My feet as such sluts!
This statement followed an unusual conversation on why I like Oz’s feet so much. Mine are always out and about. His are always serenely encased in socks and shoes. So when the rare opportunity to see them comes up I get a little excited. They are freckled! It doesn’t get much cuter than that. I’m certain if I saw them all the time, they wouldn’t be that entertaining-Oz’s feet that is. But there is something to be said about things unseen.
Pain is an example of that. Last night I stayed up with my pain. Sometimes I like to see who can outlast whom, like fremenies at a slumber party. Just the dark, myself, and the pain. It had been nearly a month since I had taken Vicoden. I’m prescribed pretty significant amounts for my pain and Oz gets worried about the long term damage it will do to my body. I have been trying not to use any, but last night couldn’t be helped.
I can’t see “cold” but I certainly can see the by-product of it. I can certainly feel the cold. I used to not be able to handle anything under 18 degrees. My fibro would just shut down my body. I’m better now, but going outside when it is zero degrees will only make me worse.
I have been struggling with feeling significant, coupled with how things that can’t been seen seem to garner more significance than I do. I know that if I become an unseen thing today and don’t go to class (on account of the cold. See picture above.) that my absence will be more significant than myself, the person behind the absence. I need to know it is okay to take care of the things that can’t be seen or prevented. Or at least heed them. I know, “You only live once,” but I’d like to give myself the chance to live better tomorrow.

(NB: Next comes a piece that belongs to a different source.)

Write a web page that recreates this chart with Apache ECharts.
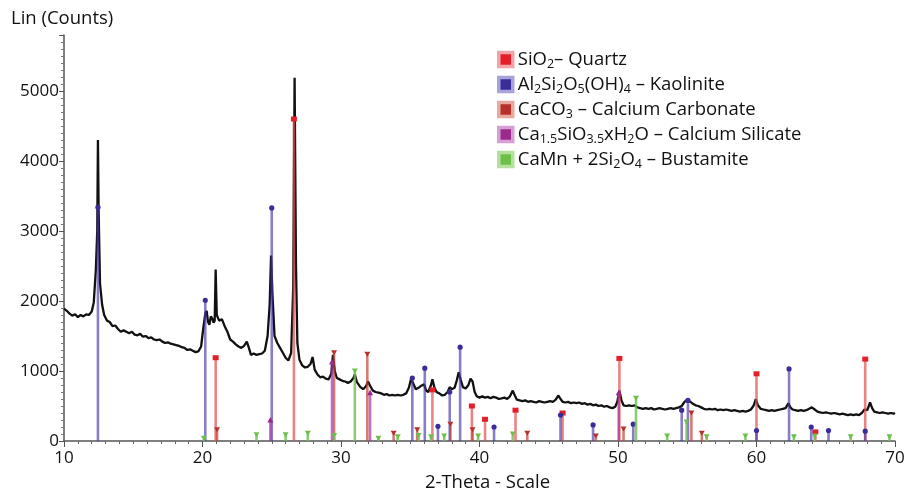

On our way to Virginia Beach this past summer, I played the license plate game with Oz. We had twelve hours in the car, and I figured it would be a great way to pass the time. However, Oz’s vision didn’t match his enthusiasm for the game. And my competitive streak coupled with my superior eye sight made it very clear that it wasn’t a game, but a beating.
We were walking along the beach one evening, watching the tides roll in and kiss the sand. Ahead of me, I saw a toy alligator a child had left behind. It was facing the tide in an almost nostalgic fashion, waiting to get swept out to sea. Moments later, Oz grabbed my arm. “Is it real?” he asked urgently.
He had seen life where I saw a toy. But he couldn’t see license plates. Maybe unseen things are a matter of vision and perspective. And maybe that vision and perspective, whether it is about toys, cold weather, or feet, gives significance to our unseen things. Maybe it is up to us to make meaning out of that significance. And maybe we can’t do it alone.